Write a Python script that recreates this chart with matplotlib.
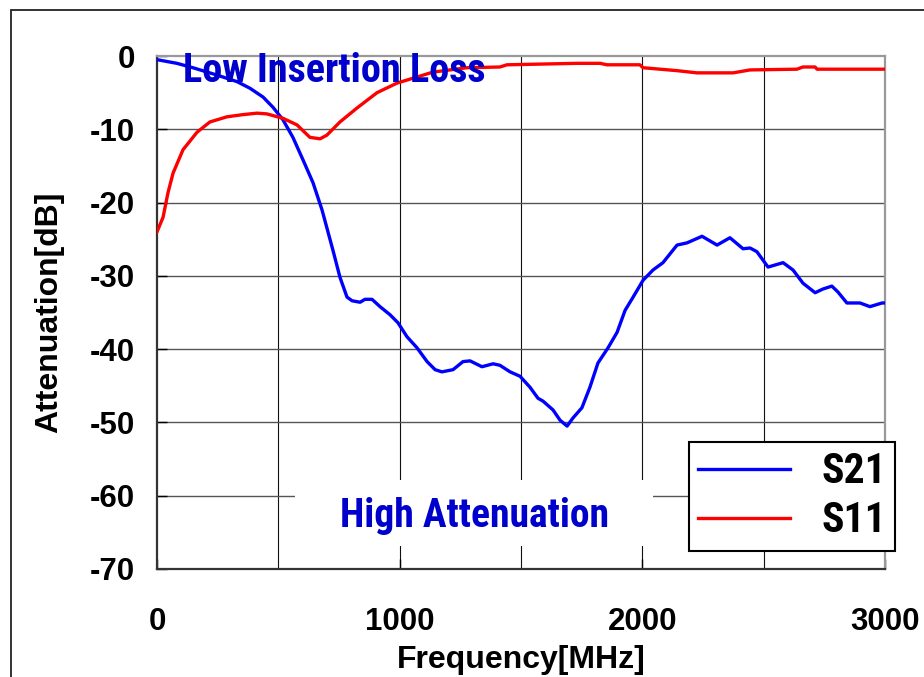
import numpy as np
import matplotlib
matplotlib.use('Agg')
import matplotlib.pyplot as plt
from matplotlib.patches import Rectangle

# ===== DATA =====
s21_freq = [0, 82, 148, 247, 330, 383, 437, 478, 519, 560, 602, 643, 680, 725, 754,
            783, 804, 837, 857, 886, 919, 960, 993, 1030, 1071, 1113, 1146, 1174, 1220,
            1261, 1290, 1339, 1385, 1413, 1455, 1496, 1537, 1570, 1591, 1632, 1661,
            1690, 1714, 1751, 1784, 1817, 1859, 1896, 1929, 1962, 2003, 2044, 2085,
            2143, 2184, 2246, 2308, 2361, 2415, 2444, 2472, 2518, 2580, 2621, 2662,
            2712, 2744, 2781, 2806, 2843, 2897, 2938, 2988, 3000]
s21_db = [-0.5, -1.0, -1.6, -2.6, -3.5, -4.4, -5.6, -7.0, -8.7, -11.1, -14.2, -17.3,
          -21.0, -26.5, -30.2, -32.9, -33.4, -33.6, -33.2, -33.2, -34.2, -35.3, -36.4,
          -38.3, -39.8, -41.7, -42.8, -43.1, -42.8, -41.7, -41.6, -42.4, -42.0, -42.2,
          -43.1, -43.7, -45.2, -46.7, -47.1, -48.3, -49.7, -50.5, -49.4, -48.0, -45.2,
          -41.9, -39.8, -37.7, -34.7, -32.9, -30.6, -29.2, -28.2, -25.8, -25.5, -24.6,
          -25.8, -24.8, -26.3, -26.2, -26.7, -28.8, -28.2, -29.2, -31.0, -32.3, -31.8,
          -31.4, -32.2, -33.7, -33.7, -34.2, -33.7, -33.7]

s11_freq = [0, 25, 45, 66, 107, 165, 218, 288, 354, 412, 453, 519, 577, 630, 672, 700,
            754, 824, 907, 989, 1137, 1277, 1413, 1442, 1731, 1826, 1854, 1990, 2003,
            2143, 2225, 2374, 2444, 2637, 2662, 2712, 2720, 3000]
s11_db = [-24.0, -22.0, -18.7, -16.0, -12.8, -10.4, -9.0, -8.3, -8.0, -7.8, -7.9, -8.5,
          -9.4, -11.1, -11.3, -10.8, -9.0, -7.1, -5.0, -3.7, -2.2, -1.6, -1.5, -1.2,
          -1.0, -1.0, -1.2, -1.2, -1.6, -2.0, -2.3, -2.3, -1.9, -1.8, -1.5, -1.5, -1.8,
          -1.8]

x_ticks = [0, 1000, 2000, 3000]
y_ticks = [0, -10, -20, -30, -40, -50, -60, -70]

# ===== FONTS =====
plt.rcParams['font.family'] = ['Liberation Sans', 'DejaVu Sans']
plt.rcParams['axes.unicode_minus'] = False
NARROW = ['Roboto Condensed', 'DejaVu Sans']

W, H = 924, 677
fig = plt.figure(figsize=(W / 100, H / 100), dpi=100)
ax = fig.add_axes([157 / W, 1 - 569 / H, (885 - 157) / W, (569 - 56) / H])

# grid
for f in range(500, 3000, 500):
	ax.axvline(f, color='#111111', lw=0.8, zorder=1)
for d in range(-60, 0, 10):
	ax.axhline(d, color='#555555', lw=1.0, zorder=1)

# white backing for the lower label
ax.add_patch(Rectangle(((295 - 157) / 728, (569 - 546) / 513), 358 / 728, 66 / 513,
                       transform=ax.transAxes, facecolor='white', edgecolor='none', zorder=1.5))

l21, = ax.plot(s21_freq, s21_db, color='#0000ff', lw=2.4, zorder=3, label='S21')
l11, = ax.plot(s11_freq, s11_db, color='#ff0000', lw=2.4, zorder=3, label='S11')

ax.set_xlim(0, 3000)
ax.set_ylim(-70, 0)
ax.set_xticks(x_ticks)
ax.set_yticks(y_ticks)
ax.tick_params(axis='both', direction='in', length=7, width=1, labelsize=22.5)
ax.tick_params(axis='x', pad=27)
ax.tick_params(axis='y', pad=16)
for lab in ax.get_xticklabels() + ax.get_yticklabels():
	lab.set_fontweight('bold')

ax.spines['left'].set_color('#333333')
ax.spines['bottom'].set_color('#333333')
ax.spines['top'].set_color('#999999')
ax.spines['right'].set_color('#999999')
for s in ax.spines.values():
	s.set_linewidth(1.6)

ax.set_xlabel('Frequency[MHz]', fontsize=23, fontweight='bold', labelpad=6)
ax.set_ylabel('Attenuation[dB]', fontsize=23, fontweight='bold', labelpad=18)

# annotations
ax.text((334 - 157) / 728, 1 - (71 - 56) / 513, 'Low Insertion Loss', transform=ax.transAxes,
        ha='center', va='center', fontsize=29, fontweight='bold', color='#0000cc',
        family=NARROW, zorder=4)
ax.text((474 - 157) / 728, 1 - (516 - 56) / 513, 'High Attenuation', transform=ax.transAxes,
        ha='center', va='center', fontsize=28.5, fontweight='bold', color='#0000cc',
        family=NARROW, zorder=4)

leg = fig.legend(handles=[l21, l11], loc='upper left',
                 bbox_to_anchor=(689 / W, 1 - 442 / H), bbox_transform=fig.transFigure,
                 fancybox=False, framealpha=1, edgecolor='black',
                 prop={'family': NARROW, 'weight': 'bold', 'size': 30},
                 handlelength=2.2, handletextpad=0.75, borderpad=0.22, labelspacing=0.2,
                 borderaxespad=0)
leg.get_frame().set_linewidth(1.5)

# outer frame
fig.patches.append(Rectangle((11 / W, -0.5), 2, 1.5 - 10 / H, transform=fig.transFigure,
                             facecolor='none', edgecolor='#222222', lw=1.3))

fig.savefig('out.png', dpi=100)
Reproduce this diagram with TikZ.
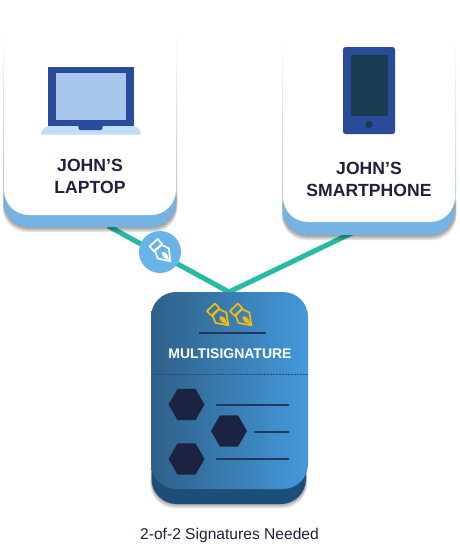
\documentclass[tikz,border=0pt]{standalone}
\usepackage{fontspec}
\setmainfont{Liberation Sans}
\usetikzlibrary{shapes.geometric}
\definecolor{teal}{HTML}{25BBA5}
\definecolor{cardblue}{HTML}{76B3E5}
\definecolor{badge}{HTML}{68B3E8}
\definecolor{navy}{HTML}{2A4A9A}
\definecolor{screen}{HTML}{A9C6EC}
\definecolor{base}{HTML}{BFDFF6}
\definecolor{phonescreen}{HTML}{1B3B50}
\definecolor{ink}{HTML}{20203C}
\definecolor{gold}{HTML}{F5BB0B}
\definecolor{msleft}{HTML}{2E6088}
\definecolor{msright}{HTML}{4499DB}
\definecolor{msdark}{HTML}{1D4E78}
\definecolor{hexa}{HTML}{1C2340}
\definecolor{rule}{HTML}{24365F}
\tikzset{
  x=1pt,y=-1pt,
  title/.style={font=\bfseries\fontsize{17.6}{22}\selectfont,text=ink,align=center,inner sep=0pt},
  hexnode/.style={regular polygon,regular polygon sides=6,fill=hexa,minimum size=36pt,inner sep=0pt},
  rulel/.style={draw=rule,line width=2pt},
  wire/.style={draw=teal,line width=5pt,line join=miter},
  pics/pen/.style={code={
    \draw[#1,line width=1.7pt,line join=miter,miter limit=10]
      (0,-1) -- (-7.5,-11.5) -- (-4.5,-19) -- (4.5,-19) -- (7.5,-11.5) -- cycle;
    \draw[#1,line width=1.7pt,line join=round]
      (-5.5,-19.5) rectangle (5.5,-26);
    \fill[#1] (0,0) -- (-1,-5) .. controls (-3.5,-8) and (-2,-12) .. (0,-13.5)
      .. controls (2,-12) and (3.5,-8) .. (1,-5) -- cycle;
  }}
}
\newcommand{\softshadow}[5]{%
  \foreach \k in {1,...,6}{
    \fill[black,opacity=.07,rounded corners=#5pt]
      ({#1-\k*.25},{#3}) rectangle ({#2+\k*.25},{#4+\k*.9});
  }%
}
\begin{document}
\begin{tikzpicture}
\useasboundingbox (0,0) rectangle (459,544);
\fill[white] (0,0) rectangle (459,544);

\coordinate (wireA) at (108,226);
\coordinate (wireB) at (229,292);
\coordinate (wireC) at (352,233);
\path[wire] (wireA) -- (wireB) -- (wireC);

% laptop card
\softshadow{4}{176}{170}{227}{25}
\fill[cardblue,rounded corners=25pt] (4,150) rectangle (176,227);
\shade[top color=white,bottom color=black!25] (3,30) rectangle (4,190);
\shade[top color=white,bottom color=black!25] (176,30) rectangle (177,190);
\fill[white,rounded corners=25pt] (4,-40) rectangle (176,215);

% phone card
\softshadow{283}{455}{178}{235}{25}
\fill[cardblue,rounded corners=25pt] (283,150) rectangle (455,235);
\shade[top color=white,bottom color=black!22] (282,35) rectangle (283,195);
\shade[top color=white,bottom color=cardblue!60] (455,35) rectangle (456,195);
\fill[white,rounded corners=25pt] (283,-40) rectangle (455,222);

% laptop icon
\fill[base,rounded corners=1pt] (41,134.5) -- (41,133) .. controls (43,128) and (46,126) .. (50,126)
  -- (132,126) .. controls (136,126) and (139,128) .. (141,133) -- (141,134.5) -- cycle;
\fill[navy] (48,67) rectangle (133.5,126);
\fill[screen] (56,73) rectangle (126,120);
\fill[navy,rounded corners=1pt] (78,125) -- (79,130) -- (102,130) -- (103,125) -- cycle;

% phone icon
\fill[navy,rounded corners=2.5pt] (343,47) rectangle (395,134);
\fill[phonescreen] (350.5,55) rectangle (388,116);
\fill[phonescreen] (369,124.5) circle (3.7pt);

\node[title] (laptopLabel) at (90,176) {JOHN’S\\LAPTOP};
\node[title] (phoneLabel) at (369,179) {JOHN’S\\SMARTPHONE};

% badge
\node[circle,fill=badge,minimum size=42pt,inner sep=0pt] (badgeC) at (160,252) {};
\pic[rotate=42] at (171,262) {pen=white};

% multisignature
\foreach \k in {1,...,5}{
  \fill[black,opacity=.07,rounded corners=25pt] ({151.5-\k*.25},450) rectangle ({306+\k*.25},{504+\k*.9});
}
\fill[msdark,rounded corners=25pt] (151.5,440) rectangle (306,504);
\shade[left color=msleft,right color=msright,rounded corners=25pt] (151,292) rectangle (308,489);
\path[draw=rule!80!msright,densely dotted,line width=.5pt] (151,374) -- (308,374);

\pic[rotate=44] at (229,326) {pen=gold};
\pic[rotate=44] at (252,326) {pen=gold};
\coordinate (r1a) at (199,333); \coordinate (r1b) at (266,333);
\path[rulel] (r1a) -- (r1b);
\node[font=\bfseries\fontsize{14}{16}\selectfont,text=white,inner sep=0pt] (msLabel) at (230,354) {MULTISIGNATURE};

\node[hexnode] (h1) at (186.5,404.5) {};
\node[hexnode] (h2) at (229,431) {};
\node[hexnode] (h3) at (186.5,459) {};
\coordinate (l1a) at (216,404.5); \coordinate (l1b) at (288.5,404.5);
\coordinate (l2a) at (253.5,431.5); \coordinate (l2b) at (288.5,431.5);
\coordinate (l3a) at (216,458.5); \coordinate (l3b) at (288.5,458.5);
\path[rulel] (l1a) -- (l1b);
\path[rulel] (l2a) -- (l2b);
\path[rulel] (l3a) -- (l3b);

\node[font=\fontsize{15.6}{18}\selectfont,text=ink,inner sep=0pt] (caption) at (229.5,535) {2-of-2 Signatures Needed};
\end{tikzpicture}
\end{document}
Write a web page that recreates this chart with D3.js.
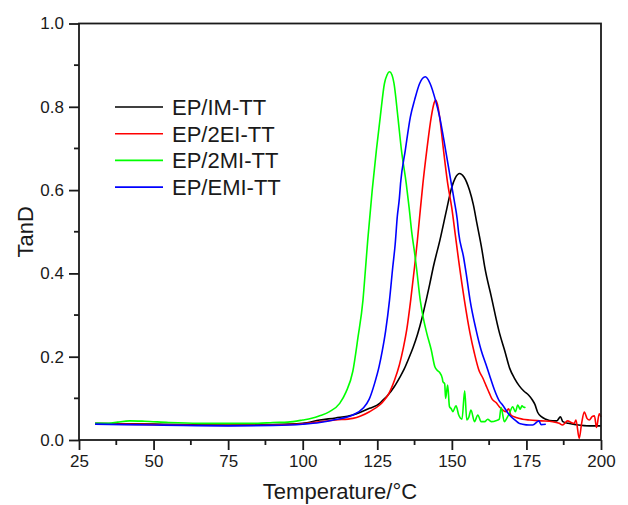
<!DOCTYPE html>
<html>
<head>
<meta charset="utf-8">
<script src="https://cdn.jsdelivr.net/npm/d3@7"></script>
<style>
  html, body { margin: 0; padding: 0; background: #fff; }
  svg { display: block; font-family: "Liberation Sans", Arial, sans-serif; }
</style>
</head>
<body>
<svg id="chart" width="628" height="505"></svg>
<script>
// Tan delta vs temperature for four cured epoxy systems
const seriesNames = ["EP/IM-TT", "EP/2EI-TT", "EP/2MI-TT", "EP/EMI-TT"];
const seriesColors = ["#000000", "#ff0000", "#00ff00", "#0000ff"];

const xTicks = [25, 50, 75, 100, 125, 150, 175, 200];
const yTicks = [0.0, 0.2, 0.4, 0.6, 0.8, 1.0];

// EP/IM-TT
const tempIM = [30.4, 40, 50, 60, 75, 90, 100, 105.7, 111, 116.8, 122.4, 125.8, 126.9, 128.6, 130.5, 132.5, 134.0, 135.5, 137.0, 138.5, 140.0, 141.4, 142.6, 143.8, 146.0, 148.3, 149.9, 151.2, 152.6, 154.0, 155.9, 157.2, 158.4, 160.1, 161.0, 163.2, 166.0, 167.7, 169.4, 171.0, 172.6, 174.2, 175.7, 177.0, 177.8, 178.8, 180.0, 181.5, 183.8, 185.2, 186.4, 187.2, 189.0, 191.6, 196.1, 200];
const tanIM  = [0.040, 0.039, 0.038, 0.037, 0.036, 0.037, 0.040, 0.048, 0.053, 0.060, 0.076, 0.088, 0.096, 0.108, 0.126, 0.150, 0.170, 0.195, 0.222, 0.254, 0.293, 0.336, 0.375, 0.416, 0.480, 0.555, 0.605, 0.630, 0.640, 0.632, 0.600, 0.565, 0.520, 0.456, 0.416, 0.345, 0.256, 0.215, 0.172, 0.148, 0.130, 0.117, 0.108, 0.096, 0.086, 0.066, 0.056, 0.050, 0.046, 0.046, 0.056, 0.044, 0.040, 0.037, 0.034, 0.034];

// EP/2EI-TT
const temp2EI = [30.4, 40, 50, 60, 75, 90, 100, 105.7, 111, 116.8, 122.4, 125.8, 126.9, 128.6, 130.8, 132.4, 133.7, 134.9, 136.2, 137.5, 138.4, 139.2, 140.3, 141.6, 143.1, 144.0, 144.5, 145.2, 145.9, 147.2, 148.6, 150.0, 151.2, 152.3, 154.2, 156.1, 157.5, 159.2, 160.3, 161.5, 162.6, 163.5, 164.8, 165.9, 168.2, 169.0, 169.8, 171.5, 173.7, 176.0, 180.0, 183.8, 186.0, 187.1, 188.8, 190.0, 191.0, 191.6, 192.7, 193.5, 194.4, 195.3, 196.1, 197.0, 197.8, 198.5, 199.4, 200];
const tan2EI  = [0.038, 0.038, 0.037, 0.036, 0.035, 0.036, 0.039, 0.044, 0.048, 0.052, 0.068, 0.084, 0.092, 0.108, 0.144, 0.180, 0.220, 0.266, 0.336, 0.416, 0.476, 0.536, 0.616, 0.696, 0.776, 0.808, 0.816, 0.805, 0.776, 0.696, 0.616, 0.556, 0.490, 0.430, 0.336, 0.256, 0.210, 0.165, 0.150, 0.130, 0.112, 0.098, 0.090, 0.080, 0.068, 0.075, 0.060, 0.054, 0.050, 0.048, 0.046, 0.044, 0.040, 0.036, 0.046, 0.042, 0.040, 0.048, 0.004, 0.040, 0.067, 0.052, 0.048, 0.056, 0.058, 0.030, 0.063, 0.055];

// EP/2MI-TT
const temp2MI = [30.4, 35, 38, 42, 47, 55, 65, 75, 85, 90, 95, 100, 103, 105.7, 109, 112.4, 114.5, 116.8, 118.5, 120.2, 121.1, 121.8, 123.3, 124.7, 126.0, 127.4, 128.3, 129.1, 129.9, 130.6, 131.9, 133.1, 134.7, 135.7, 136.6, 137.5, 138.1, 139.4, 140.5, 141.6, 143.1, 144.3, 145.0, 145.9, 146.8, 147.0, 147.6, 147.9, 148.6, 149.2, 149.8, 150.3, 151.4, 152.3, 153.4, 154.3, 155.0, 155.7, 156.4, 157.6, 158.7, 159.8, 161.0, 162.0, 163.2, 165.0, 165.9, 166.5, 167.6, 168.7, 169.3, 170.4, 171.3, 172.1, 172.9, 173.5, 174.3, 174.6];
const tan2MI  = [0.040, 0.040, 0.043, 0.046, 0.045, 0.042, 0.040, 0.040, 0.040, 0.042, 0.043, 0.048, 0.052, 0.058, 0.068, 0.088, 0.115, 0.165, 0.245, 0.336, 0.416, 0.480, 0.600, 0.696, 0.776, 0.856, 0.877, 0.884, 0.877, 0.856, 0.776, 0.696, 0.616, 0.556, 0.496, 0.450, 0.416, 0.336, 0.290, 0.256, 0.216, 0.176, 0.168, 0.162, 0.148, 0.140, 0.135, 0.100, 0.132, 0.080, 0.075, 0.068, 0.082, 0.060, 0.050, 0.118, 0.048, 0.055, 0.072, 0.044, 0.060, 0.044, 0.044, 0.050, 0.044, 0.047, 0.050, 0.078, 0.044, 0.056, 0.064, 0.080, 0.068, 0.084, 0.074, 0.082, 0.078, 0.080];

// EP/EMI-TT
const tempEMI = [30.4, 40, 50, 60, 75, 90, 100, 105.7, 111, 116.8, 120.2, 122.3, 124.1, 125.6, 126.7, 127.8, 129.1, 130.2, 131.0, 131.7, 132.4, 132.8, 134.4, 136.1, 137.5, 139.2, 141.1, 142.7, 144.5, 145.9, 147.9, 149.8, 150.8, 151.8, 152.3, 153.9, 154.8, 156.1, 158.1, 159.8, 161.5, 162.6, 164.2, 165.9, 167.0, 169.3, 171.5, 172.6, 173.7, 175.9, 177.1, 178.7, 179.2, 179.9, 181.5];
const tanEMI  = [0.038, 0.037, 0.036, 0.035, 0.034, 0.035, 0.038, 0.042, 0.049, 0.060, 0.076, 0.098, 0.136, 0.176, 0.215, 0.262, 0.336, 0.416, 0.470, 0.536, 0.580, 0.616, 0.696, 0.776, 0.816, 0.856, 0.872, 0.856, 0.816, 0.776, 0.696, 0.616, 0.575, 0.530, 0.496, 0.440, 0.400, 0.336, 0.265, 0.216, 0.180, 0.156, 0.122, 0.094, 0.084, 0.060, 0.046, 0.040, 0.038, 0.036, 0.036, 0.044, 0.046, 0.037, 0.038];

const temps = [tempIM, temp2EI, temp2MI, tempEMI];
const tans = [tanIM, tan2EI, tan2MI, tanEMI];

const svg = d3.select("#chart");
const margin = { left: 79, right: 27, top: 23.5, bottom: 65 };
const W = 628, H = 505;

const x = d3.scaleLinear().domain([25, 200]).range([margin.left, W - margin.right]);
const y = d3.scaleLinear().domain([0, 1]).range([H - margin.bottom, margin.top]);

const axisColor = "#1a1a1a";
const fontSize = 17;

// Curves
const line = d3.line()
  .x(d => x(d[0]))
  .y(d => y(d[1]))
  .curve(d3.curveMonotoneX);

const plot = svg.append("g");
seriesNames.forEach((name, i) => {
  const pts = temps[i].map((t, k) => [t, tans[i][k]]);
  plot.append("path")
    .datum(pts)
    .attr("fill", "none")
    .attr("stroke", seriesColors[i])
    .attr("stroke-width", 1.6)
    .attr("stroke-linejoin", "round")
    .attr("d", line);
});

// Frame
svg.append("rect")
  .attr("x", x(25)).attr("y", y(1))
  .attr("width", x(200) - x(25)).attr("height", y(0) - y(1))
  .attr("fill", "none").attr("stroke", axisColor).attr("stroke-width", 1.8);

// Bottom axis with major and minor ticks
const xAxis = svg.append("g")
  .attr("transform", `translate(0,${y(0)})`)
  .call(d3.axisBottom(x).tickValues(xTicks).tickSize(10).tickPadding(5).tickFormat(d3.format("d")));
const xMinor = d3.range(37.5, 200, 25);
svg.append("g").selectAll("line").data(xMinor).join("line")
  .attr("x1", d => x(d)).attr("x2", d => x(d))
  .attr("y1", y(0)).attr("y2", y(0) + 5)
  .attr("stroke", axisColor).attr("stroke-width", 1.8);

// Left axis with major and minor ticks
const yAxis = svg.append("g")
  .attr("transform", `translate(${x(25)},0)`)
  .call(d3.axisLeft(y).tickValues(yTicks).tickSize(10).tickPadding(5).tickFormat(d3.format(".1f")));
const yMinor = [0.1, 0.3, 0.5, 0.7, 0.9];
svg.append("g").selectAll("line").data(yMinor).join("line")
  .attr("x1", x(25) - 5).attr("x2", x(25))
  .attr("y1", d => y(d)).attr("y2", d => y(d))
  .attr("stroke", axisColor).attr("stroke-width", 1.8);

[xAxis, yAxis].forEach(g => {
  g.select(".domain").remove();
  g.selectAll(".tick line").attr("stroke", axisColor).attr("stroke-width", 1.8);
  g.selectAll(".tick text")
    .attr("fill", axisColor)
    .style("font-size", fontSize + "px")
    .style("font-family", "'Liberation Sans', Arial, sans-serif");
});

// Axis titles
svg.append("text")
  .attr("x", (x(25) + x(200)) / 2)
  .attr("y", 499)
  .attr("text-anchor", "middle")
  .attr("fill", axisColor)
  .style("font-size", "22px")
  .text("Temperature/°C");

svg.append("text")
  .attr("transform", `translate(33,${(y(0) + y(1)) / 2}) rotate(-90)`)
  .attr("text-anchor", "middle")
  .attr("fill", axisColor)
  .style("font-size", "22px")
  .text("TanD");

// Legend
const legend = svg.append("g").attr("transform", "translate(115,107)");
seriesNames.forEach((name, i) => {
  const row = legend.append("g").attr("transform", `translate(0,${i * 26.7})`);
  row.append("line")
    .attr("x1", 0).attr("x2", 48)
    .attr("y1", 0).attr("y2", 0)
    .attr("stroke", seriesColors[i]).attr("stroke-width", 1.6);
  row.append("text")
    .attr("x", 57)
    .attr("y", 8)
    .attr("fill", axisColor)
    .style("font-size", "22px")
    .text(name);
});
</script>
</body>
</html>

= = =

** CHALLENGE **
Every line from the top of the entries through the line that holds "from matplotlib.patches import Rectangle" is to be quoted exactly, please, and nothing else; omit the pictures.

** THE SOLUTION **
Write a Python script that recreates this chart with matplotlib.
import numpy as np
import matplotlib
matplotlib.use('Agg')
import matplotlib.pyplot as plt
from matplotlib.patches import Rectangle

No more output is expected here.